Ni–MgO–CeO2 Catalysts for Reforming of Mixed Alkanes: Structure‐Performance Relationship and Reaction Networks

Abstract Purge gas that is by‐produced during syngas conversion contains significant amounts of low carbon alkanes (CH 4 and C 2 H 6 in particular), and their flare and release represent one of the major sources of CO 2 emission for C1 chemistry. In this context, reforming of the mixed alkanes (RMA) in the purge gas and recycling of the produced syngas can effectively enhance the carbon and hydrogen efficiency of C1 chemistry. However, in‐depth structure‐performance relationships and catalytic mechanisms were rarely investigated for RMA, which forms a major research gap for further development. Herein, a series of Ni–MgO–CeO 2 catalysts with different Mg and Ce contents were prepared, and the catalytic performance in reforming of mixed alkanes was investigated. It was found that smaller Ni particles on the Mg‐rich samples (NM 6 C 0 and NM 5 C 1 ) are more effective for the activation of C 2 H 6 . However, the generated C x H y intermediates cannot be converted with matching kinetics, which resulted in the formation of unwanted CH 4 and more importantly, larger amounts of carbon deposition.

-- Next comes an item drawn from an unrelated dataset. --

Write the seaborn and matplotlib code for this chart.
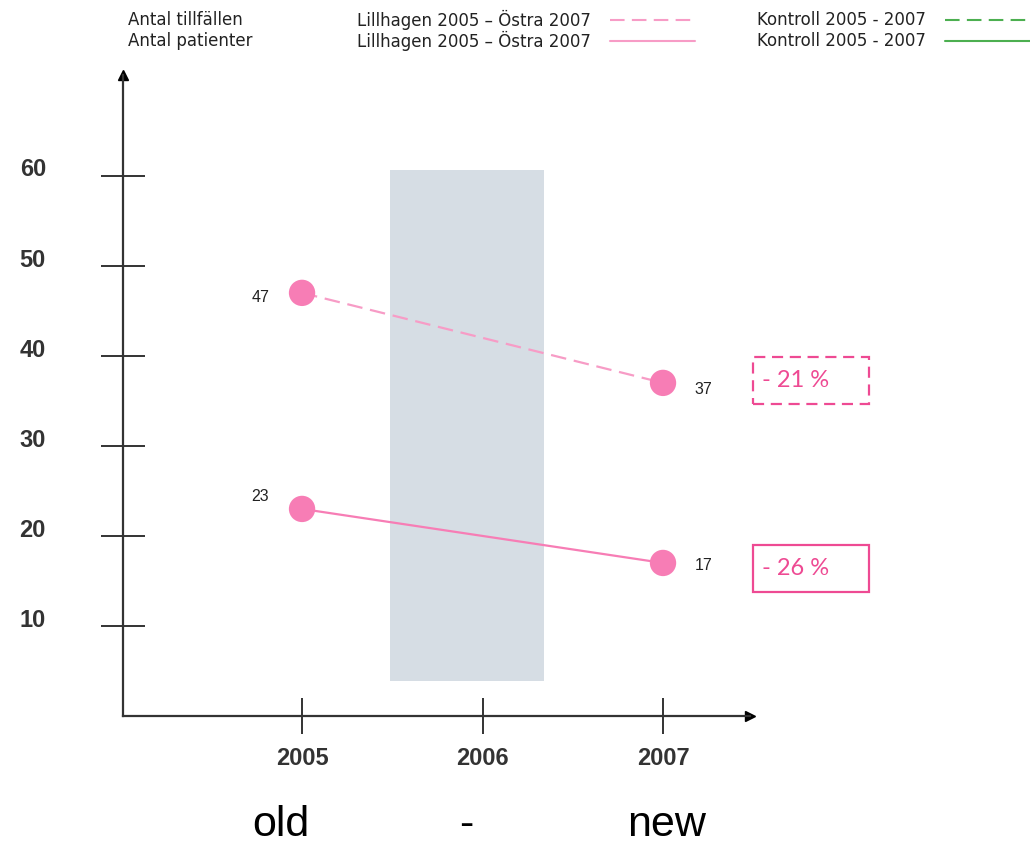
import numpy as np
import pandas as pd
import seaborn as sns
import matplotlib.pyplot as plt
from matplotlib.patches import Rectangle
from matplotlib.lines import Line2D
from matplotlib.transforms import ScaledTranslation

sns.set_theme(style="white")
plt.rcParams["font.family"] = ["Liberation Sans", "DejaVu Sans"]

# data
years = [2005, 2007]
tillfallen = [47, 37]       # Antal tillfällen, Lillhagen 2005 - Östra 2007
patienter = [23, 17]        # Antal patienter, Lillhagen 2005 - Östra 2007
change_labels = ["- 21 %", "- 26 %"]
yticks = [10, 20, 30, 40, 50, 60]
xticks = [2005, 2006, 2007]
period_names = ["old", "-", "new"]

df = pd.DataFrame({
    "year": years * 2,
    "value": tillfallen + patienter,
    "serie": ["Antal tillfällen"] * 2 + ["Antal patienter"] * 2,
})

pink = "#f77db5"
box_pink = "#ee4a93"
axis_col = "#333333"

fig = plt.figure(figsize=(10.3, 8.47), dpi=100)
ax = fig.add_axes([123 / 1030, 1 - 716 / 847, (750 - 123) / 1030, (716 - 75) / 847])
ax.set_xlim(2004.008, 2007.482)
ax.set_ylim(0, 71.2)

# grå period
ax.add_patch(Rectangle((2005.49, 3.9), 0.85, 56.7, color="#d6dde4", lw=0, zorder=0))

sns.lineplot(data=df, x="year", y="value", hue="serie", style="serie",
             palette={"Antal tillfällen": "#f79cc6", "Antal patienter": pink},
             dashes={"Antal tillfällen": (7, 3.5), "Antal patienter": ""},
             linewidth=1.6, legend=False, ax=ax, zorder=2)
sns.scatterplot(data=df, x="year", y="value", color=pink, s=360,
                edgecolor="none", legend=False, ax=ax, zorder=3)

# värde-etiketter
offsets = [(-30, -3), (29, -5), (-30, 9), (29, -2)]
for (x, v), off in zip(zip(df["year"], df["value"]), offsets):
    ax.annotate(str(v), (x, v), xytext=off, textcoords="offset points",
                ha="center", va="center", fontsize=11.5, color="#222222")

# procent-rutor
for (y0, y1, ls), lab in zip([(34.67, 39.89, (0, (5, 3))), (13.78, 19.0, "-")], change_labels):
    ax.add_patch(Rectangle((2007.499, y0), 0.642, y1 - y0, fill=False,
                           edgecolor=box_pink, lw=1.6, linestyle=ls, clip_on=False))
    ax.text(2007.55, (y0 + y1) / 2, lab, fontsize=17, color=box_pink,
            family=["Lato", "DejaVu Sans"], ha="left", va="center", clip_on=False)

# axlar
for s in ["top", "right"]:
    ax.spines[s].set_visible(False)
for s in ["left", "bottom"]:
    ax.spines[s].set_color(axis_col)
    ax.spines[s].set_linewidth(1.6)
ax.plot(0, 1, "^", color="black", ms=7, transform=ax.transAxes, clip_on=False)
ax.plot(1, 0, ">", color="black", ms=7, transform=ax.transAxes, clip_on=False)

ax.set_yticks(yticks)
ax.set_yticklabels([str(t) for t in yticks])
ax.set_xticks(xticks)
ax.set_xticklabels([str(t) for t in xticks])
ax.tick_params(axis="y", left=True, direction="inout", length=31, width=1.4, color=axis_col,
               pad=40, labelsize=17, labelcolor=axis_col)
ax.tick_params(axis="x", bottom=True, direction="inout", length=26, width=1.4, color=axis_col,
               pad=9, labelsize=17, labelcolor=axis_col)
for lbl in ax.get_yticklabels() + ax.get_xticklabels():
    lbl.set_fontweight("bold")
for lbl in ax.get_yticklabels():
    lbl.set_transform(lbl.get_transform() + ScaledTranslation(0, 6 / 72, fig.dpi_scale_trans))
ax.set_xlabel("")
ax.set_ylabel("")
ax.grid(False)

for x, name in zip([2004.88, 2005.91, 2007.02], period_names):
    ax.text(x, -0.17, name, transform=ax.get_xaxis_transform(), ha="center",
            va="center", fontsize=31, color="black")

# legend överst
rows = [1 - 20 / 847, 1 - 41 / 847]
legend_texts = [
    (128, ["Antal tillfällen", "Antal patienter"]),
    (357, ["Lillhagen 2005 – Östra 2007", "Lillhagen 2005 – Östra 2007"]),
    (757, ["Kontroll 2005 - 2007", "Kontroll 2005 - 2007"]),
]
for xpx, labs in legend_texts:
    for y, lab in zip(rows, labs):
        fig.text(xpx / 1030, y, lab, fontsize=12, color="#222222", ha="left", va="center",
                 family="DejaVu Sans")

for (x0, x1), col in [((610, 695), "#f79cc6"), ((945, 1030), "#4caf50")]:
    fig.add_artist(Line2D([x0 / 1030, x1 / 1030], [rows[0]] * 2, color=col, lw=1.5,
                          linestyle=(0, (7, 3.5)), transform=fig.transFigure))
    fig.add_artist(Line2D([x0 / 1030, x1 / 1030], [rows[1]] * 2, color=col, lw=1.5,
                          transform=fig.transFigure))

fig.savefig("out.png", dpi=100)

On the other hand, despite a moderate C 2 H 6 conversion is observed on Ce‐rich samples, appropriate balance between the generation of C x H y intermediates from alkanes and their conversion aided by the activated CO 2 and H 2 O can be established, resulting in excellent anticarbon properties. Overall, the optimum catalyst (NM 3 C 3 ) showed stable CH 4 and C 2 H 6 conversion (28% and 43%, respectively) and negligible carbon formation in 100‐h operation. Upon the comparison with individual reforming of CH 4 and C 2 H 6 , this study also presented in‐depth understanding on the different mechanism and reaction network for reforming of mixed alkanes, which solidifies the foundation of catalyst design in related areas including CO 2 utilization or C1 reforming.